Self-determination. Apparently under the impression that invading a state produces an unjust war, but that provoking an invasion and escalating the subsequent war are justifiable, Draitser   approves the massive armament of Ukraine to permit it to “eject its invaders.” Presumably, this means that Kyiv is to resume control over the Donbas provinces, which were supposed to become autonomous under never-implemented Minsk II agreement, and over Crimea, most of whose residents have absolutely no desire to return to Ukrainian rule. I suppose that it also means that Ukraine is free to join NATO and, like its Polish and Rumanian allies, to station NATO troops and offensive missile bases on its territory.

What justifies this underwriting of the chief U.S. and NATO aims by a self-described leftist? The answer is the “right of self-determination.”  But there are differences between this right as defined by bourgeois figures like Woodrow Wilson and by Marxists. Marxists do support the right of nations to self-determination, but they do so with important qualifications. As Putin has noted in his usual contemptuous manner, it was Lenin who most strongly supported the independence of Ukraine and other socialist republics. But with Ukraine very much in mind, the Bolshevik leader declared that the right of self-determination does not permit national chauvinist regimes to oppress minorities, to overthrow the workers’ state, or to accept arms from foreign imperialist powers.  (See, e.g., “The Right of Nations to Self-Determination” (1914).).

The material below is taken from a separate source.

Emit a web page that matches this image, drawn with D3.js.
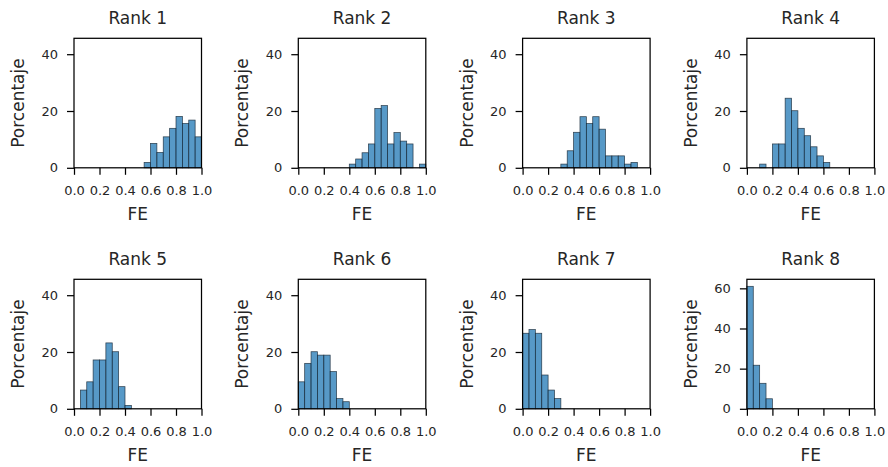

In any case, the status of the Donbas provinces, Ukraine’s right to join NATO, the fate of Crimea, and the vital questions of militarization and security in Eastern Europe and Russia – all these issues can and should be discussed in peace negotiations.  Eric opposes negotiations, however, because they would result in the “dismemberment” of Ukraine. This position, actually to the right of that announced by U.S. Chief of Staff General Mark Milly, ignores the fact that peace treaties often involve making changes in the status of disputed territories. The contours and content of the right of self-determination are not pre-political “givens.” They are historically determined – and those determinations often involve negotiations that make some concessions to aggressive competitors for the sake of long-term peace and stability.

The key questions, it seems to me, are how to end this ghastly, increasingly destructive war, to guarantee Ukraine’s long-run independence and security, and to establish a sustainable basis for peaceful relations between Russia, the U.S., and Europe.  Advocating a Ukrainian “victory” by any means necessary does not answer these questions even if the advocacy is dressed in the language of self-determination.  Negotiations – the sooner the better – are urgently needed.